In the meantime, “Gore” is just far too deep in their comfort zone. It's hardly metal by any means and only one song, “Phantom Bride,” feels like it was written in the aforementioned sense of ingenuity.

The album is noted for being created when the band had some internal tension, which partly explains the lack of cohesion in the records pacing. Also, Vega had a much more active part in the songwriting so take that how you will.

Many of these songs fall short of previous standards set by the group: the screams don't feel genuine, the riffs aren't offset and driving. If anything they sound like b-sides. I guess “Geometric Headdress” stands out enough, but songs like “Pittura Infamante” and “Acid Hologram,” what are they trying achieve there?

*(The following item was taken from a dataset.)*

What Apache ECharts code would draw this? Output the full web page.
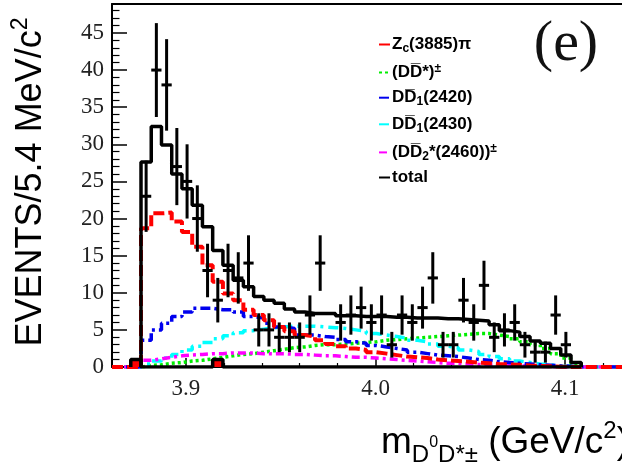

There's nothing from Deftones' past endeavors keeping this record together, and yet they're not even trying anything to do new either, which I'd at least somewhat respect. All they've been meticulously tinkering with — the passionate growls and whispers, the energy and the catchy, angry melodies, the methods they've perfected and could've used as a jumping off point to something actually really awesome and crazy — it's wasted potential.

I just needed to rant. To set the perspective straight, take a look at their track record. If every seven albums we get one bad one, that's all fine by me.

Deftones are so refined in making listeners uncomfortable, in channeling all the darkness people have inherently in our weird little monkey brains, that I haven't lost my faith in them yet.

Looking back to when my phase was at its apex about three or four years ago, I recall vivid elation; I was spoiled rotten with all this ferocious, dense discography of agony. To whatever endeavor they go forth and attempt, to those that they'll infatuate on the way, and to eager listeners yearning to vicariously feel the angst, I raise to them my broken metal wine glass and say, “Congrats, you've finished this article. Go listen to Deftones.”